- Material provided:
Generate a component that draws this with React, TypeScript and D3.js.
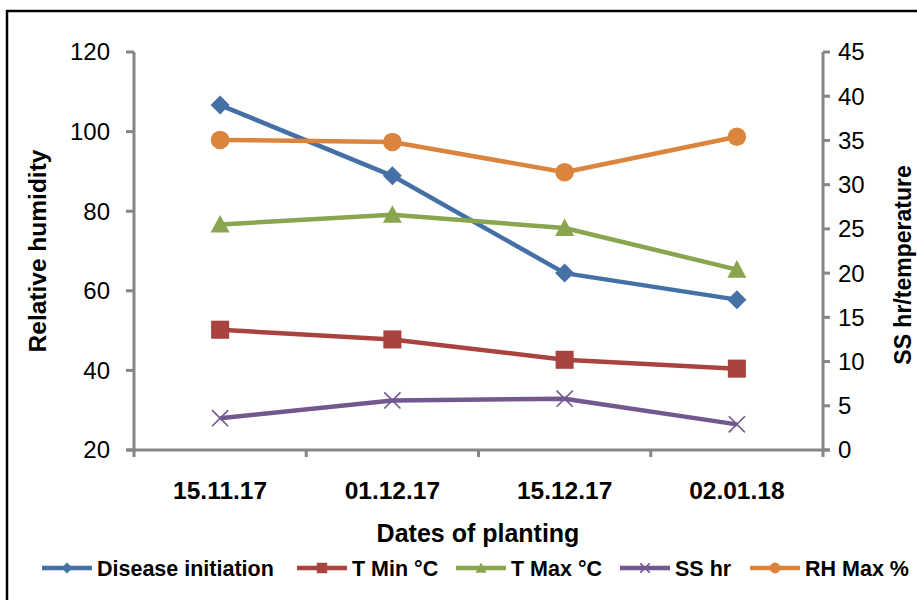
import React from "react";
import * as d3 from "d3";

const categories = ["15.11.17", "01.12.17", "15.12.17", "02.01.18"];
const diseaseInitiation = [39, 31, 20, 17];
const tMin = [13.6, 12.5, 10.2, 9.2];
const tMax = [25.5, 26.6, 25.1, 20.4];
const ssHr = [3.6, 5.6, 5.8, 2.9];
const rhMax = [97.9, 97.4, 89.8, 98.7];
const leftTicks = [20, 40, 60, 80, 100, 120];
const rightTicks = [0, 5, 10, 15, 20, 25, 30, 35, 40, 45];

type Marker = "diamond" | "square" | "triangle" | "x" | "circle";
type Series = { name: string; values: number[]; color: string; marker: Marker; axis: "left" | "right" };

const series: Series[] = [
  { name: "Disease initiation", values: diseaseInitiation, color: "#4470A6", marker: "diamond", axis: "right" },
  { name: "T Min °C", values: tMin, color: "#A8433F", marker: "square", axis: "right" },
  { name: "T Max °C", values: tMax, color: "#89A54E", marker: "triangle", axis: "right" },
  { name: "SS hr", values: ssHr, color: "#71588F", marker: "x", axis: "right" },
  { name: "RH Max %", values: rhMax, color: "#DB843D", marker: "circle", axis: "left" },
];

const W = 917;
const H = 600;
const plotLeft = 134;
const plotRight = 823;
const plotTop = 52;
const plotBottom = 450;
const axisColor = "#868686";
const font = "'Liberation Sans', Arial, sans-serif";

function MarkerShape({ type, cx, cy, s, color }: { type: Marker; cx: number; cy: number; s: number; color: string }) {
  const h = s / 2;
  switch (type) {
    case "diamond":
      return <path d={`M${cx},${cy - h}L${cx + h},${cy}L${cx},${cy + h}L${cx - h},${cy}Z`} fill={color} />;
    case "square":
      return <rect x={cx - h * 0.95} y={cy - h * 0.95} width={s * 0.95} height={s * 0.95} fill={color} />;
    case "triangle":
      return <path d={`M${cx},${cy - h}L${cx + h},${cy + h * 0.85}L${cx - h},${cy + h * 0.85}Z`} fill={color} />;
    case "x": {
      const k = h * 0.85;
      return (
        <path
          d={`M${cx - k},${cy - k}L${cx + k},${cy + k}M${cx - k},${cy + k}L${cx + k},${cy - k}`}
          stroke={color}
          strokeWidth={1.6}
          fill="none"
        />
      );
    }
    case "circle":
      return <circle cx={cx} cy={cy} r={h * 0.98} fill={color} />;
  }
}

export default function App() {
  const x = d3.scaleBand<string>().domain(categories).range([plotLeft, plotRight]);
  const yLeft = d3.scaleLinear().domain([20, 120]).range([plotBottom, plotTop]);
  const yRight = d3.scaleLinear().domain([0, 45]).range([plotBottom, plotTop]);
  const cx = (c: string) => (x(c) ?? 0) + x.bandwidth() / 2;

  const boundaries = d3.range(categories.length + 1).map((i) => plotLeft + i * x.bandwidth());

  const legendItems = [
    { lx: 42, tx: 97 },
    { lx: 297, tx: 352 },
    { lx: 456, tx: 511 },
    { lx: 620, tx: 675 },
    { lx: 750, tx: 805 },
  ];

  return (
    <svg
      width={W}
      height={H}
      style={{ position: "absolute", left: 0, top: 0, background: "#fff" }}
      fontFamily={font}
    >
      <rect x={0} y={0} width={W} height={H} fill="#fff" />
      <rect x={7} y={11} width={W + 20} height={H + 20} fill="none" stroke="#000" strokeWidth={2.5} />

      {/* left axis */}
      <line x1={plotLeft} x2={plotLeft} y1={plotTop} y2={plotBottom + 1.5} stroke={axisColor} strokeWidth={3} />
      {leftTicks.map((t) => (
        <g key={`l${t}`}>
          <line x1={plotLeft - 8} x2={plotLeft} y1={yLeft(t)} y2={yLeft(t)} stroke={axisColor} strokeWidth={3} />
          <text x={110} y={yLeft(t)} dy="0.35em" textAnchor="end" fontSize={24} fill="#000">
            {t}
          </text>
        </g>
      ))}

      {/* right axis */}
      <line x1={plotRight} x2={plotRight} y1={plotTop} y2={plotBottom + 1.5} stroke={axisColor} strokeWidth={3} />
      {rightTicks.map((t) => (
        <g key={`r${t}`}>
          <line x1={plotRight} x2={plotRight + 7} y1={yRight(t)} y2={yRight(t)} stroke={axisColor} strokeWidth={3} />
          <text x={838} y={yRight(t)} dy="0.35em" textAnchor="start" fontSize={24} fill="#000">
            {t}
          </text>
        </g>
      ))}

      {/* category axis */}
      <line x1={plotLeft - 8} x2={plotRight + 7} y1={plotBottom} y2={plotBottom} stroke={axisColor} strokeWidth={3} />
      {boundaries.map((b, i) => (
        <line key={`b${i}`} x1={b} x2={b} y1={plotBottom} y2={plotBottom + 7} stroke={axisColor} strokeWidth={3} />
      ))}
      {categories.map((c) => (
        <text key={c} x={cx(c)} y={490} dy="0.35em" textAnchor="middle" fontSize={24.5} fontWeight="bold" fill="#000">
          {c}
        </text>
      ))}

      {/* axis titles */}
      <text
        transform={`translate(37,${(plotTop + plotBottom) / 2}) rotate(-90)`}
        textAnchor="middle"
        dy="0.35em"
        fontSize={24.5}
        fontWeight="bold"
      >
        Relative humidity
      </text>
      <text
        transform={`translate(903,265) rotate(-90)`}
        textAnchor="middle"
        dy="0.35em"
        fontSize={23}
        fontWeight="bold"
      >
        SS hr/temperature
      </text>
      <text x={478} y={533} dy="0.35em" textAnchor="middle" fontSize={25} fontWeight="bold">
        Dates of planting
      </text>

      {/* series */}
      {series.map((s) => {
        const y = s.axis === "left" ? yLeft : yRight;
        const line = d3
          .line<number>()
          .x((_, i) => cx(categories[i]))
          .y((v) => y(v));
        return (
          <g key={s.name}>
            <path d={line(s.values) ?? ""} fill="none" stroke={s.color} strokeWidth={4.5} strokeLinejoin="round" />
            {s.values.map((v, i) => (
              <MarkerShape key={i} type={s.marker} cx={cx(categories[i])} cy={y(v)} s={19} color={s.color} />
            ))}
          </g>
        );
      })}

      {/* legend */}
      {series.map((s, i) => {
        const li = legendItems[i];
        return (
          <g key={`leg${s.name}`}>
            <line x1={li.lx} x2={li.lx + 50} y1={568} y2={568} stroke={s.color} strokeWidth={4.5} />
            <MarkerShape type={s.marker} cx={li.lx + 25} cy={568} s={11} color={s.color} />
            <text x={li.tx} y={568} dy="0.35em" fontSize={21.5} fontWeight="bold">
              {s.name}
            </text>
          </g>
        );
      })}
    </svg>
  );
}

- Problem description: Check each line of the data above for the word "React" and say how many lines have it. Give the number alone.

- Written solution: 2